In an interview, the fiery academic activist West defends his harsh criticism of Barack Obama and the neoliberal establishment that he and Hillary Clinton represented. He says he has no regrets because he spoke the truth. He also makes some pointed remarks about the state of elite black political leadership and media figures.
When I said drone strikes are crimes against humanity, when I said Obama bailed out Wall Street rather than Main Street — I shall forever support that. I was just speaking to the reality that people are hurting, and we have to do the same thing under Trump as we did under Obama.
Q: In the original introduction to “Race Matters,” you wrote that there was a crisis of black leadership. Now we’re seeing this whole new generation of black activists: Black Lives Matter, or even N.F.L. athletes taking a knee during the national anthem. Do you still see this crisis?
Well, I was talking about the crisis of black elite leadership. When it comes to black leaders, if the model is to be successful but not publicly attack white supremacy — well, then that’s really about success to fit in. Fitting in, in a neoliberal world, is to be well adjusted to injustice. I’ll give you an example: Dear brother Ta-Nehisi Coates has just come out with a new book.
Q: Yes. “We Were Eight Years in Power.”
Who’s the “we”? When’s the last time he’s been through the ghetto, in the hoods, to the schools and indecent housing and mass unemployment? We were in power for eight years? My God. Maybe he and some of his friends might have been in power, but not poor working people.
Q: There are a lot of black intellectuals dissecting these issues. Coates is just one them.
That’s true. But I mention him because he is currently the darling of the white and black neoliberal establishment.
At the end, he talks about Malcolm X.
Remember what James Baldwin said about Malcolm X? He said that Malcolm X was one of the most gentle men he ever met. He exemplified tenderness. Now, was Malcolm’s language tender? Hell, no. He had to be very harsh in talking about harsh conditions, but it doesn’t mean he’s not a tender person. I believe in tenderness, but I’m not going to be tender for those folk who are engaging in policies that crush poor working people, women, gays, lesbians, trans people, black people, indigenous people. No, no, no, no, not at all.
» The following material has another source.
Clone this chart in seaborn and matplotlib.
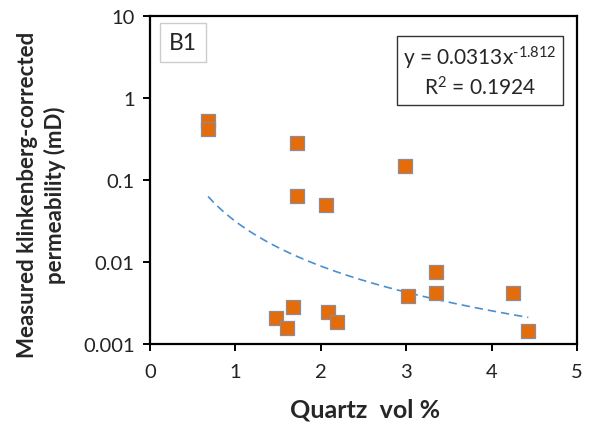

I remember that when I saw the film Malcolm X starring Denzel Washington, I felt that in his otherwise excellent portrayal, he missed an important element of Malcolm’s personality and that was his sense of humor. You cannot read his writings, listen to his speeches, and see him in action in informal settings and not notice his sharp wit and, yes, good humor. It is true that he was angry about the way that black people were treated in America (who wouldn’t be?) and spoke about it in uncompromising terms, but that was not the only side to him. I would have loved to have spent an evening with him. It would have been intellectually stimulating and there would have been a lot of laughter.